EXTRACTED RECORDS:
────────

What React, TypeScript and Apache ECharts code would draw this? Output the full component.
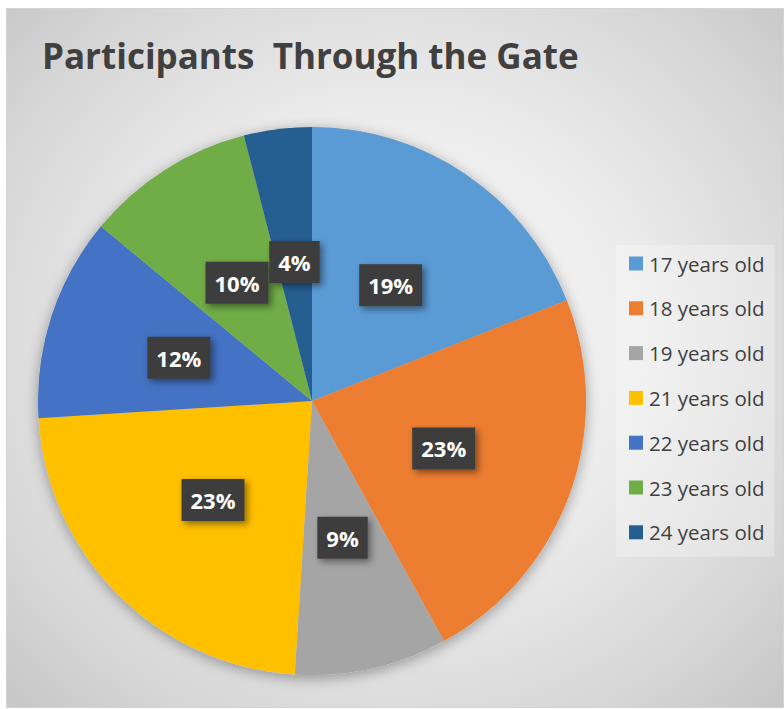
import React, { useEffect, useRef } from "react";
import * as echarts from "echarts";

const titleText = "Participants  Through the Gate";
const categories = [
  "17 years old",
  "18 years old",
  "19 years old",
  "21 years old",
  "22 years old",
  "23 years old",
  "24 years old",
];
const values = [19, 23, 9, 23, 12, 10, 4];
const colors = ["#5B9BD5", "#ED7D31", "#A5A5A5", "#FFC000", "#4472C4", "#70AD47", "#255E91"];

export default function App() {
  const ref = useRef<HTMLDivElement>(null);
  useEffect(() => {
    if (!ref.current) return;
    const chart = echarts.init(ref.current, undefined, { renderer: "svg" });
    const data = categories.map((name, i) => ({ name, value: values[i] }));
    chart.setOption({
      animation: false,
      backgroundColor: "transparent",
      title: {
        text: titleText,
        left: 35,
        top: 29,
        padding: 0,
        textStyle: {
          fontFamily: "Open Sans",
          fontWeight: "bold",
          fontSize: 35,
          color: "#404040",
        },
      },
      legend: {
        orient: "vertical",
        left: 609,
        top: 236,
        padding: [8, 10, 14, 13],
        backgroundColor: "rgba(255,255,255,0.28)",
        itemWidth: 14,
        itemHeight: 14,
        itemGap: 23.8,
        icon: "rect",
        selectedMode: false,
        data: categories,
        textStyle: {
          fontFamily: "Open Sans",
          fontSize: 20.5,
          lineHeight: 20,
          color: "#404040",
          padding: [0, 0, 0, 1],
        },
      },
      series: [
        {
          type: "pie",
          silent: true,
          center: [305, 392],
          radius: 274,
          startAngle: 90,
          clockwise: true,
          label: { show: false },
          labelLine: { show: false },
          data: [{ value: 1, name: "__shadow" }],
          itemStyle: {
            color: "#c8c8c8",
            shadowBlur: 14,
            shadowColor: "rgba(0,0,0,0.35)",
            shadowOffsetX: 0,
            shadowOffsetY: 3,
          },
          legendHoverLink: false,
        },
        {
          type: "pie",
          center: [305, 392],
          radius: 274,
          startAngle: 90,
          clockwise: true,
          color: colors,
          itemStyle: { borderWidth: 0 },
          label: {
            show: true,
            position: "inside",
            formatter: (p: any) => Math.round(p.percent) + "%",
            fontFamily: "Open Sans",
            fontWeight: "bold",
            fontSize: 22,
            lineHeight: 24,
            color: "#ffffff",
            backgroundColor: "#3d3d3d",
            padding: [9, 9],
            shadowColor: "rgba(0,0,0,0.45)",
            shadowBlur: 7,
            shadowOffsetX: 3,
            shadowOffsetY: 3,
          },
          labelLine: { show: false },
          data,
        },
      ],
    });
    return () => chart.dispose();
  }, []);
  return (
    <div
      style={{
        position: "absolute",
        left: 6,
        top: 8,
        width: 778,
        height: 700,
        boxSizing: "border-box",
        border: "1px solid #d4d4d4",
        background:
          "radial-gradient(ellipse at 50% 48%, #fbfbfb 0%, #ececec 45%, #d6d6d6 80%, #c6c6c6 100%)",
      }}
    >
      <div ref={ref} style={{ width: "100%", height: "100%" }} />
    </div>
  );
}
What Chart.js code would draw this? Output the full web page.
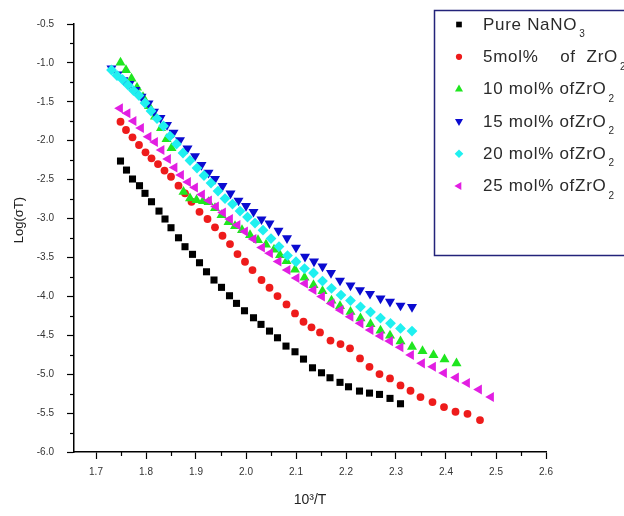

────────

OBJECTIVE:
Write out, word for word, the lines from the start of the data through the one holding "import * as". Omit pictures.

EXERCISE ANSWER:
What React, TypeScript and Apache ECharts code would draw this? Output the full component.
import React, { useEffect, useRef } from "react";
import * as echarts from "echarts";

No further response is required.